§ PROVIDED INFORMATION:
--

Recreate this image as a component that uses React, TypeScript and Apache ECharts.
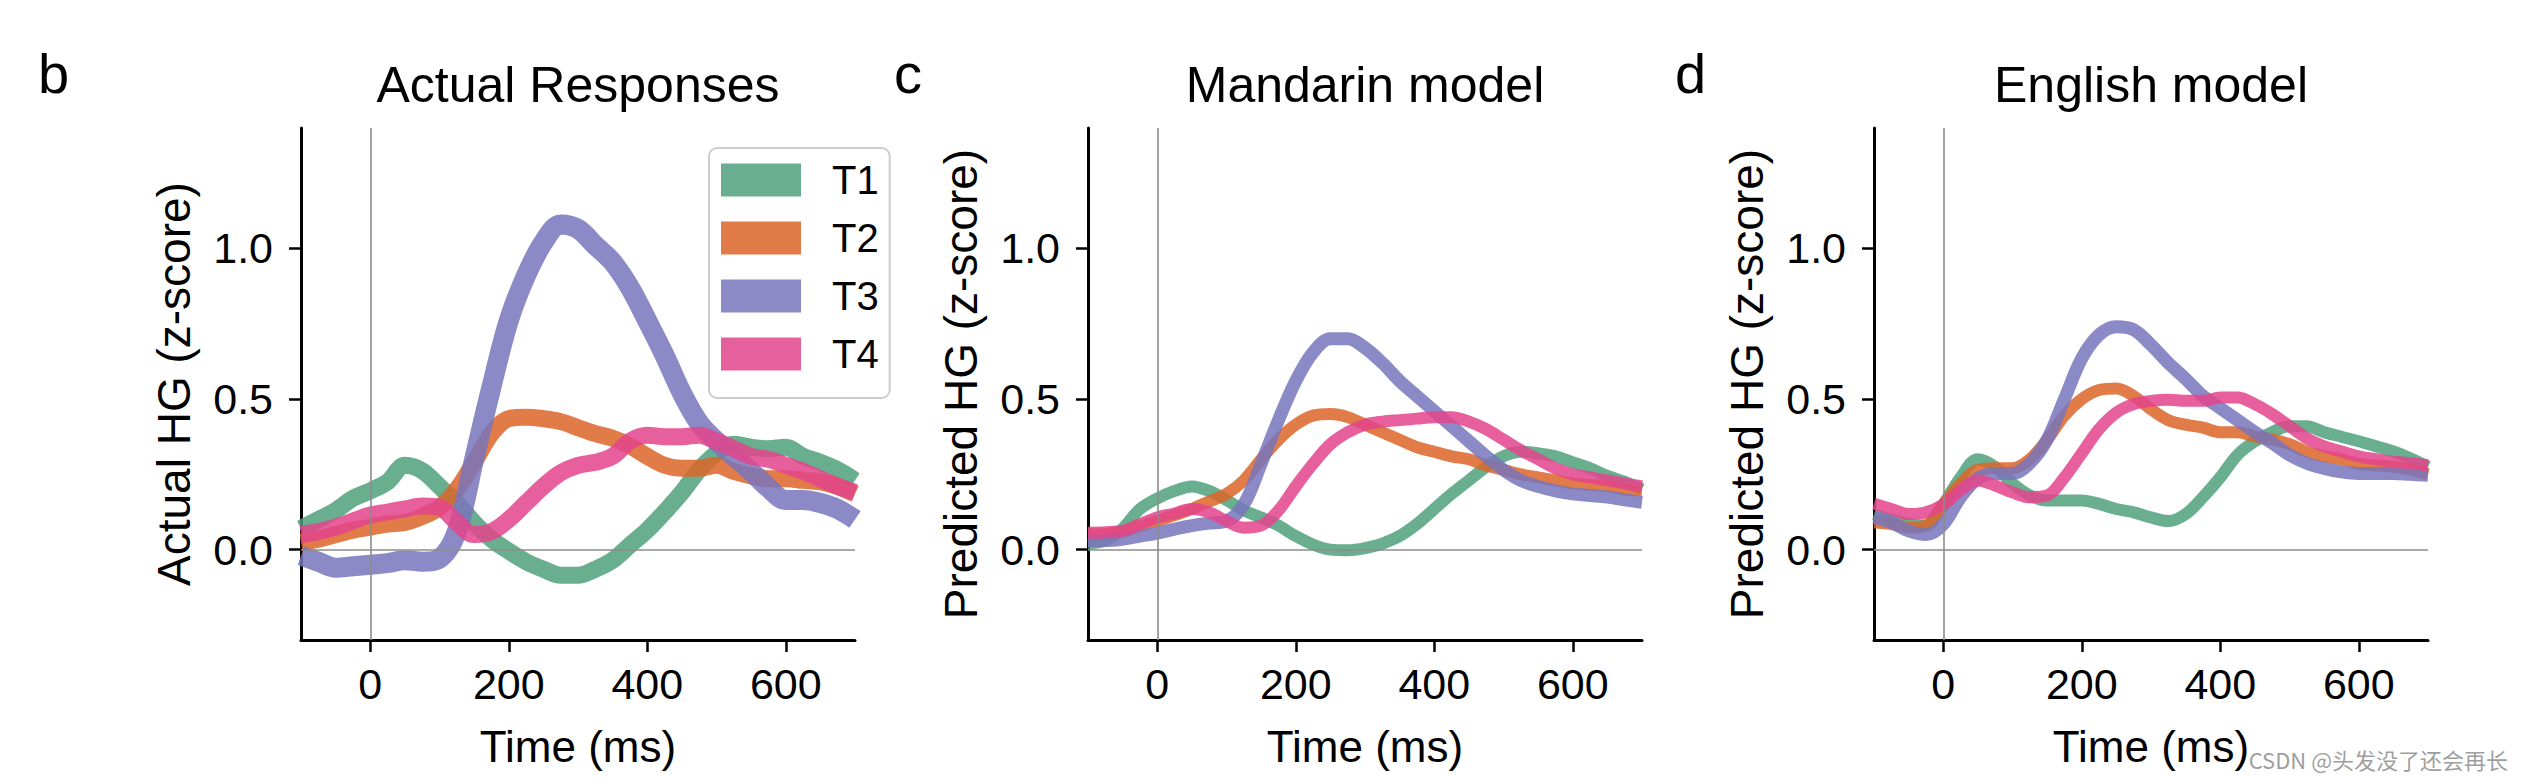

--

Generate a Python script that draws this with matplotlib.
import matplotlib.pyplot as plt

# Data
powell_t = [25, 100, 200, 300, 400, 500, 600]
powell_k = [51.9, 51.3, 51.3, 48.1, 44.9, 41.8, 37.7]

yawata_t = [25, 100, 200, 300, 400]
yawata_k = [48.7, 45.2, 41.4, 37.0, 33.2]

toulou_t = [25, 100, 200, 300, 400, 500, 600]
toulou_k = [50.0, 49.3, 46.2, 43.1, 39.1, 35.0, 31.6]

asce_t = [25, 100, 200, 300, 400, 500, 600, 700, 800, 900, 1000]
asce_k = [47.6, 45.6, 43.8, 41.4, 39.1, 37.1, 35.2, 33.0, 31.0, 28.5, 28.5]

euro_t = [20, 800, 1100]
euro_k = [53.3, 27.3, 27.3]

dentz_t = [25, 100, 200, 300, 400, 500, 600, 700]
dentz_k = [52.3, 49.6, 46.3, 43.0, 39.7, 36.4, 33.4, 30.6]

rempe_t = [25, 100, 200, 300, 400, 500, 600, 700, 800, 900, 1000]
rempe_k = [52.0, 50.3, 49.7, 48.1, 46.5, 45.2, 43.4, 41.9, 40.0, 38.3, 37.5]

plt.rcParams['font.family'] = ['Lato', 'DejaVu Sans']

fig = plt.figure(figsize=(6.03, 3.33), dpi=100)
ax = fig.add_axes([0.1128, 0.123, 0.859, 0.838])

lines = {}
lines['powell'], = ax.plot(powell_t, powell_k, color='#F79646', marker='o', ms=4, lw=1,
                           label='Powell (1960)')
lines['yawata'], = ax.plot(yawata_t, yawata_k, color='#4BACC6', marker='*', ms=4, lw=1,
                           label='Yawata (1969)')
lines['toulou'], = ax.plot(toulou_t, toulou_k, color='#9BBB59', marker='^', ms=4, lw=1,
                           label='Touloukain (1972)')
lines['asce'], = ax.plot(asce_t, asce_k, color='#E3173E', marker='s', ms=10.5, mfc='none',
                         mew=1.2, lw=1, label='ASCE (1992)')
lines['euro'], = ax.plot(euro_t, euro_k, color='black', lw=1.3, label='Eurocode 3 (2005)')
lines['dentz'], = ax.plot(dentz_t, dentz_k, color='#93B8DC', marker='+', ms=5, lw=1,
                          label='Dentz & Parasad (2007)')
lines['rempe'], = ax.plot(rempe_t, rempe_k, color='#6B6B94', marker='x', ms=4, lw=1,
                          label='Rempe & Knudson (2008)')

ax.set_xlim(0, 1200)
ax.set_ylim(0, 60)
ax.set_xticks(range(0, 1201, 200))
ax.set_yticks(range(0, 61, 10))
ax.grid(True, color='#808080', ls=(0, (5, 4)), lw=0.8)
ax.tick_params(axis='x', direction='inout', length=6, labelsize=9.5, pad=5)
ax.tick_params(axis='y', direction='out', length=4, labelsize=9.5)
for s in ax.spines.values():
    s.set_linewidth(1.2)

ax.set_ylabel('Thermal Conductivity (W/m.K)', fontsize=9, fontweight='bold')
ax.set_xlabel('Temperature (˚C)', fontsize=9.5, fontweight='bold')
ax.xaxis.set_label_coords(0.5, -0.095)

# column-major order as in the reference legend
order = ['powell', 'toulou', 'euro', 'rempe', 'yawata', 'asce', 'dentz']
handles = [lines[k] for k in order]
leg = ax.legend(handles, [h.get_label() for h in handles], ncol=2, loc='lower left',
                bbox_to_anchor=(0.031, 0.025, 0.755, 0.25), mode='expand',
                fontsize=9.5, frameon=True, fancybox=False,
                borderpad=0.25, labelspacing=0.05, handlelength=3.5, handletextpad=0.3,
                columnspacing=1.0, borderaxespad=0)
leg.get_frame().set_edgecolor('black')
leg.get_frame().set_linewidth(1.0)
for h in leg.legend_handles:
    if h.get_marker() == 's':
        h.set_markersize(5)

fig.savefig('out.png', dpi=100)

--

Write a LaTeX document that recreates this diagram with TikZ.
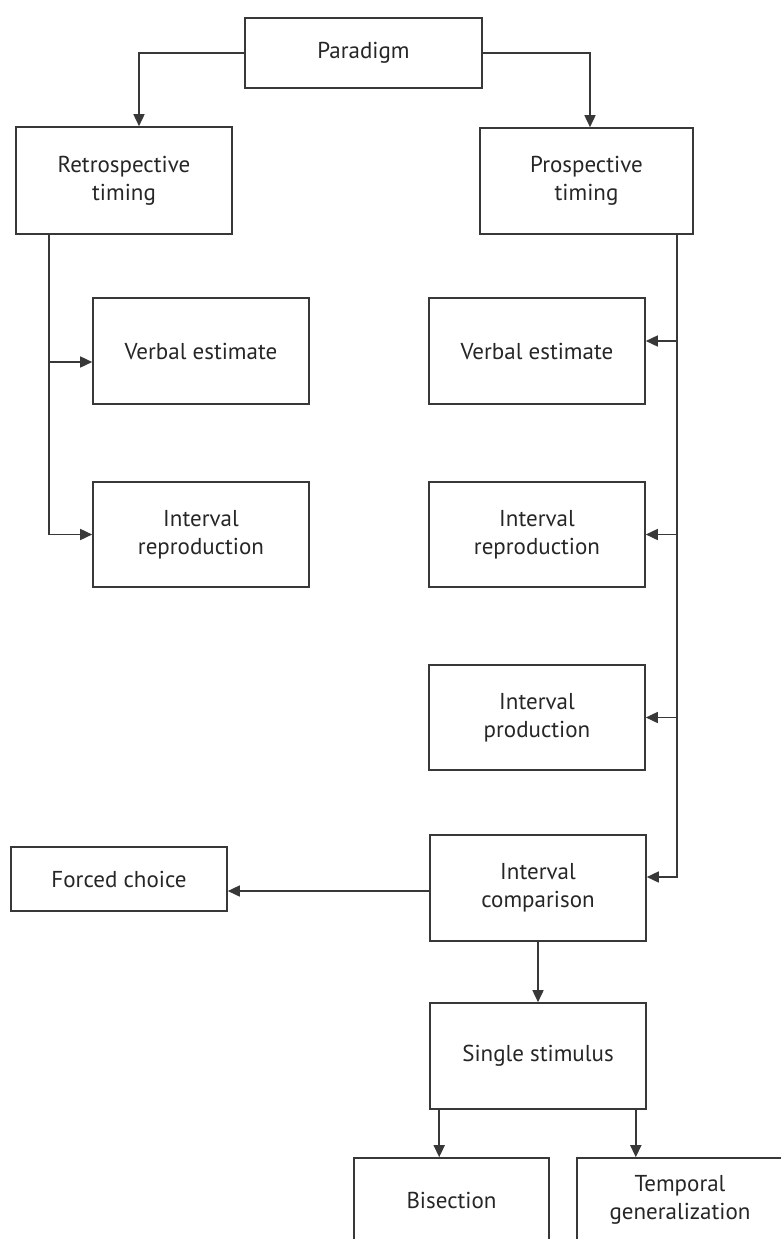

--

§ EXERCISE REQUIREMENTS:
Starting at the line that contains "Generate a Python", repeat each line exactly, and stop after the line that contains "yawata_k = [48.7, 45.2, 41.4, 37.0, 33.2]".

§ EXPECTED ANSWER:
Generate a Python script that draws this with matplotlib.
import matplotlib.pyplot as plt

# Data
powell_t = [25, 100, 200, 300, 400, 500, 600]
powell_k = [51.9, 51.3, 51.3, 48.1, 44.9, 41.8, 37.7]

yawata_t = [25, 100, 200, 300, 400]
yawata_k = [48.7, 45.2, 41.4, 37.0, 33.2]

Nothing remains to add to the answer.